A Gated Cross-domain Collaborative Network for Underwater Object Detection
Linhui Dai, Hong Liu, Pinhao Song, Mengyuan Liu
TL;DR
This paper tackles underwater object detection under challenging low-visibility conditions by introducing GCC-Net, a cross-domain framework that jointly processes raw and UIE-enhanced images. It pairs a real-time online UIE, water-MSR, with a cross-domain feature interaction (CFI) module based on multi-head cross-attention and a gated feature fusion (GFF) mechanism, enabling adaptive fusion of complementary information from both domains. The approach is evaluated on four underwater datasets (DUO, Brackish, TrashCan, WPBB) and achieves state-of-the-art performance across diverse scenes, with real-time inference suitable for deployment on AUVs. The work establishes a new cross-domain paradigm for underwater perception, with implications for other multi-modal computer vision tasks requiring robust cross-domain information exchange.
Abstract
Underwater object detection (UOD) plays a significant role in aquaculture and marine environmental protection. Considering the challenges posed by low contrast and low-light conditions in underwater environments, several underwater image enhancement (UIE) methods have been proposed to improve the quality of underwater images.
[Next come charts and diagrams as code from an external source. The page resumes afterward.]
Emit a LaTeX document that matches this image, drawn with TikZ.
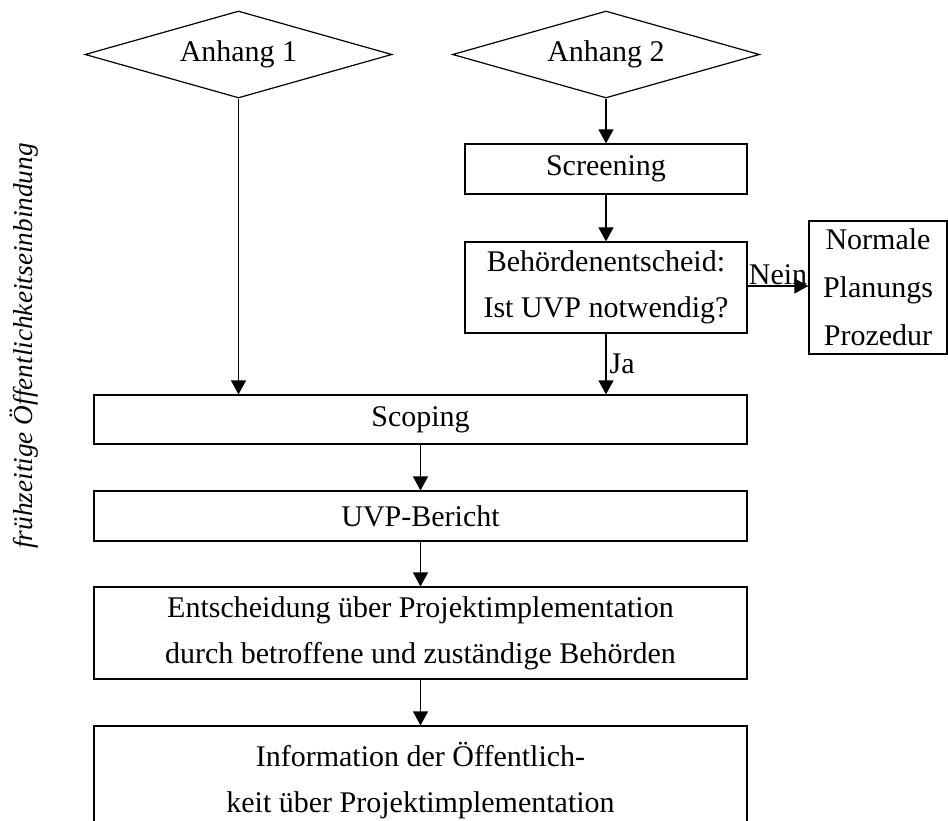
\documentclass[tikz,border=0pt]{standalone}
\IfFileExists{pplr8t.tfm}{%
  \usepackage[T1]{fontenc}
  \renewcommand\rmdefault{ppl}
  \newcommand\mysize{\fontsize{27}{46}\selectfont}
  \newcommand\sidesize{\fontsize{27}{46}\selectfont}
}{%
  \usepackage{fontspec}
  \setmainfont{Liberation Serif}
  \newcommand\mysize{\fontsize{30}{46}\selectfont}
  \newcommand\sidesize{\fontsize{27.3}{46}\selectfont}
}
\usetikzlibrary{shapes.geometric,arrows.meta}
\begin{document}
\begin{tikzpicture}[x=1pt,y=-1pt,
  every node/.style={font=\mysize},
  ln/.style={line width=1.2pt},
  arr/.style={ln,-{Triangle[width=15pt,length=14pt]}},
  rhomb/.style={draw,ln,shape=diamond,aspect=3.53,minimum width=307pt,minimum height=87pt,inner sep=3pt},
  box/.style={draw,ln,rectangle,align=center,inner sep=0pt}]
\useasboundingbox (0,0) rectangle (948,821);
\node[rhomb] (d1) at (238.5,54.5) {Anhang 1};
\node[rhomb] (d2) at (606,54.5) {Anhang 2};
\node[box,minimum width=282pt,minimum height=50pt] (screen) at (606,169) {Screening};
\node[box,minimum width=282pt,minimum height=91pt] (beh) at (606,287.5) {Beh\"ordenentscheid:\\Ist UVP notwendig?};
\node[box,minimum width=138pt,minimum height=133pt] (norm) at (878,287.5) {Normale\\[2pt]Planungs\\[2pt]Prozedur};
\node[box,minimum width=653pt,minimum height=49pt] (scoping) at (420.5,419.5) {Scoping};
\node[box,minimum width=653pt,minimum height=50pt] (uvp) at (420.5,516) {UVP-Bericht};
\node[box,minimum width=653pt,minimum height=92pt] (ents) at (420.5,633) {Entscheidung \"uber Projektimplementation\\durch betroffene und zust\"andige Beh\"orden};
\node[box,minimum width=653pt,minimum height=110pt] (info) at (420.5,781) {Information der \"Offentlich-\\keit \"uber Projektimplementation};
\node[rotate=90,font=\sidesize\itshape] (side) at (24,346) {fr\"uhzeitige \"Offentlichkeitseinbindung};
\draw[arr] (d1.south) -- (d1.south |- scoping.north);
\draw[arr] (d2.south) -- (screen.north);
\draw[arr] (screen.south) -- (beh.north);
\draw[arr] ([yshift=1.5pt]beh.east) -- node[above,inner sep=1pt] (nein) {Nein} ([yshift=1.5pt]beh.east -| norm.west);
\draw[arr] (beh.south) -- node[right,inner sep=3pt] (ja) {Ja} (beh.south |- scoping.north);
\draw[arr] (scoping.south) -- (uvp.north);
\draw[arr] (uvp.south) -- (ents.north);
\draw[arr] (ents.south) -- (info.north);
\end{tikzpicture}
\end{document}
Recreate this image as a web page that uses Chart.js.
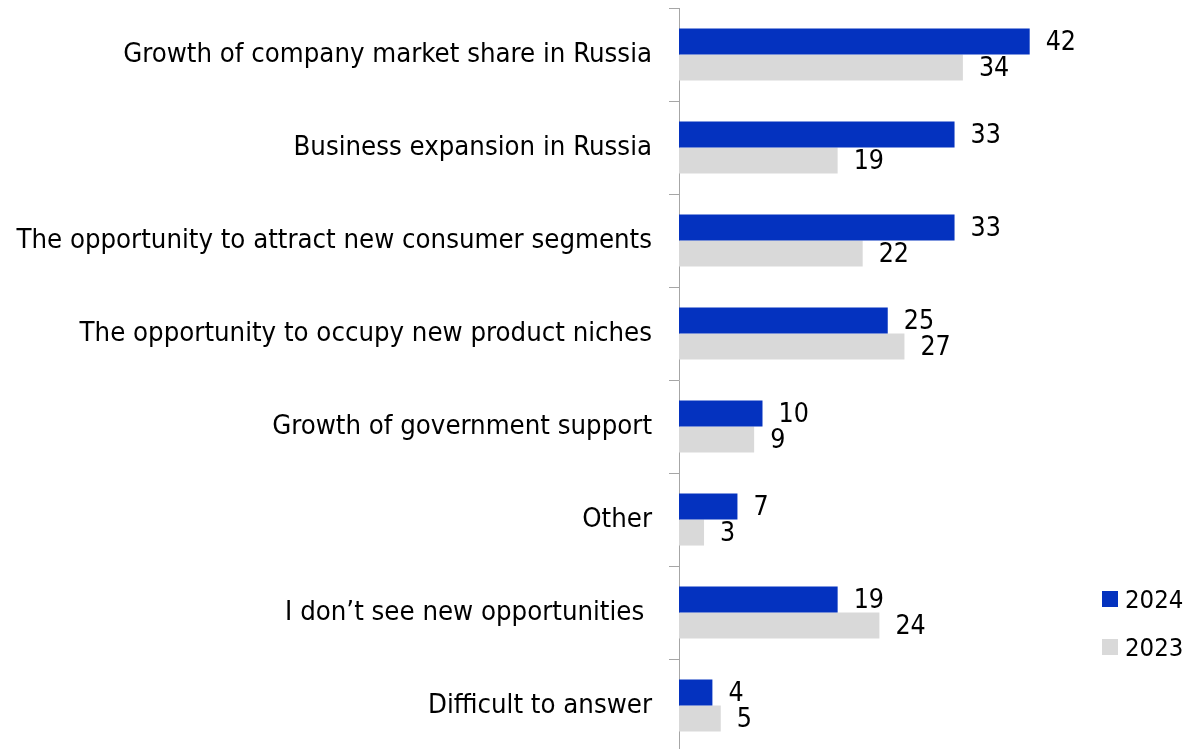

However, only using the enhanced images does not improve the performance of UOD, since it may unavoidably remove or alter critical patterns and details of underwater objects. In contrast, we believe that exploring the complementary information from the two domains is beneficial for UOD. The raw image preserves the natural characteristics of the scene and texture information of the objects, while the enhanced image improves the visibility of underwater objects. Based on this perspective, we propose a Gated Cross-domain Collaborative Network (GCC-Net) to address the challenges of poor visibility and low contrast in underwater environments, which comprises three dedicated components. Firstly, a real-time UIE method is employed to generate enhanced images, which can improve the visibility of objects in low-contrast areas. Secondly, a cross-domain feature interaction module is introduced to facilitate the interaction and mine complementary information between raw and enhanced image features. Thirdly, to prevent the contamination of unreliable generated results, a gated feature fusion module is proposed to adaptively control the fusion ratio of cross-domain information. Our method presents a new UOD paradigm from the perspective of cross-domain information interaction and fusion. Experimental results demonstrate that the proposed GCC-Net achieves state-of-the-art performance on four underwater datasets.